In the l-p implementation the largest part of the energy is dissipated in the CSAs (more than 30%), while in the d-v estimate the largest portion is equally distributed (about 25% of the total for each block) among the two CSAs, the two registers W and the selection function.
In [34] a radix-8 divider is implemented by overlapping three radix-2 stages and computing the quotient digits in parallel. Moreover, the next partial remainder (ws and wc) is calculated speculatively for each possible quotient digit. This scheme, indicated here as r8overlap, is implemented in the Sun UltraSPARC FP-unit. As described in [34], the critical path is: 1 ×SEL + 2 ×CSA + 3 ×MUX
In order to compare the r8overlap division unit with our radix-8 divider, we made the following assumptions:
With these assumptions, we can reasonably estimate the pre-layout critical path of r8overlap as:
SEL | + 2 CSA | + 3 MUX | + buff. | + reg. |
1.9 | + 1.6 | + 1.5 | + 0.7 | + 1.3 = 7.0 ns |
This is similar to the critical path (pre-layout) of the radix-8 unit described here:
SEL(qL) | + mult | + HA | + reg | ||
3.8 | + 1.2 | + 0.5 | + 1.3 | = 6.8 ns. | |
SEL(qH) | + mult | + HA | + FA | + reg | |
3.0 | + 1.2 | + 0.5 | + 0.8 | + 1.3 | = 6.8 ns. |
As for the area, Table 4.5 shows a comparison of the number of the wider (bitwise) blocks. Register QN in r8overlap can be eliminated by introducing register C. However it is not possible to change the representation of wC (e.g. reducing the size of register Wc) without penalizing the performance. Moreover, the resulting selection function of the overlapped implementation is about twice as large as the radix-8 SEL. In conclusion, it is reasonable to assume that the area of our divider is significantly smaller.
r8overlap | radix-8 | |||
no.

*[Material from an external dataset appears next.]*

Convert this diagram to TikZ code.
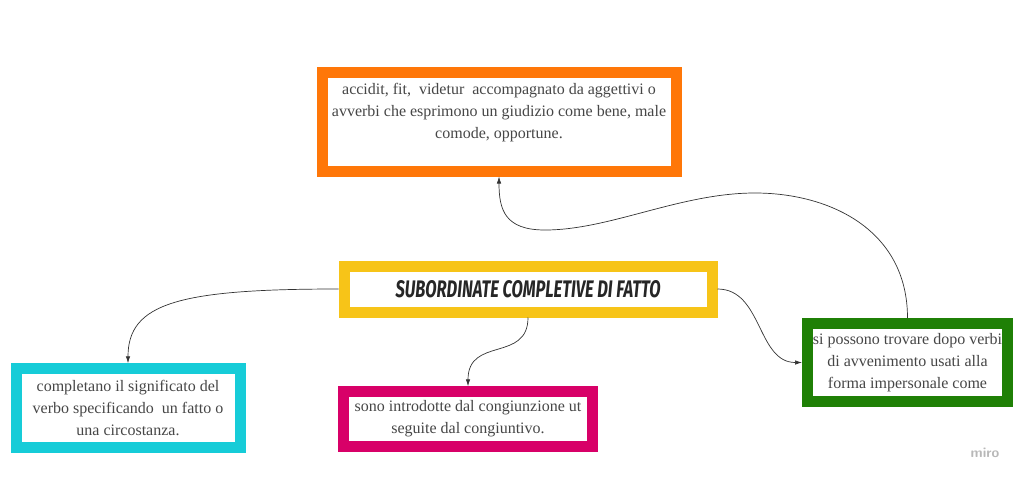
\documentclass[tikz,border=0pt]{standalone}
\usepackage{fontspec}
\setmainfont{Liberation Serif}
\newfontfamily\titlefont{Fira Sans}
\usetikzlibrary{arrows.meta}

\definecolor{orangebox}{RGB}{255,119,8}
\definecolor{yellowbox}{RGB}{247,196,24}
\definecolor{cyanbox}{RGB}{22,204,216}
\definecolor{magbox}{RGB}{216,0,104}
\definecolor{greenbox}{RGB}{31,128,6}
\definecolor{txtgray}{RGB}{70,70,70}

\tikzset{
  box/.style={draw=#1, line width=11pt, fill=white, inner sep=0pt,
    align=center, text=txtgray, font=\fontsize{16}{22}\selectfont},
  link/.style={draw=black!80, line width=0.7pt, -{Latex[length=7pt,width=4.5pt]}}
}

\begin{document}
\begin{tikzpicture}[x=1pt,y=-1pt]
  \useasboundingbox (0,0) rectangle (1024,482);

  % boxes
  \node[box=orangebox, minimum width=354pt, minimum height=99pt] (fit) at (499,121.5)
    {\parbox[c][99pt][t]{354pt}{\centering\vspace*{11pt}
      accidit, fit,\ \ videtur\ \ accompagnato da aggettivi o\\
      avverbi che esprimono un giudizio come bene, male\\
      comode, opportune.}};
  \node[box=yellowbox, minimum width=368pt, minimum height=46pt] (main) at (528,289)
    {\resizebox{265pt}{17pt}{\color{black!85}\titlefont\bfseries\itshape SUBORDINATE COMPLETIVE DI FATTO}};
  \node[box=cyanbox, minimum width=224pt, minimum height=78.5pt] (sig) at (128,408)
    {completano il significato del\\ verbo specificando\ \ un fatto o\\ una circostanza.};
  \node[box=magbox, minimum width=248.5pt, minimum height=54.5pt] (ut) at (468,419)
    {sono introdotte dal congiunzione ut\\ seguite dal congiuntivo.};
  \node[box=greenbox, minimum width=200pt, minimum height=78pt] (verbi) at (907.5,362.5)
    {si possono trovare dopo verbi\\ di avvenimento usati alla\\ forma impersonale come};

  % connectors
  \draw[link] (main.west) .. controls +(-160,0) and +(0,-60) .. (sig.north);
  \draw[link] (main.south) .. controls +(0,45) and +(0,-50) .. (ut.north);
  \draw[link] (main.east) .. controls +(45,0) and +(-45,0) .. (verbi.west);
  \draw[link] (verbi.north) .. controls +(0,-88) and (830,193) .. (755,193)
    .. controls (680,193) and (610,230) .. (545,230)
    .. controls (505,230) and (fit.south |- 0,210) .. (fit.south);

  % watermark
  \node[text=black!28, font=\sffamily\bfseries\fontsize{14}{14}\selectfont] (miro) at (985,453) {miro};
\end{tikzpicture}
\end{document}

CSAs | 6 | 2 | ||
no. mux/mult | 6 | 2 | ||
no. registers | 4 | (Ws, Wc, Q, QN) | 2.7 | (Ws, Wc/3, Q, C) |
We don't have data available on the energy consumption of the r8overlap division unit, but considering the larger area (larger current drawn) and roughly the same operation latency, we conclude that the energy dissipation is smaller in our implementation. Furthermore, the energy reduction techniques applied in the radix-8 divider might not be effective in the r8overlap scheme.
4 Smaller area implies smaller capacitance and usually reduced energy dissipation.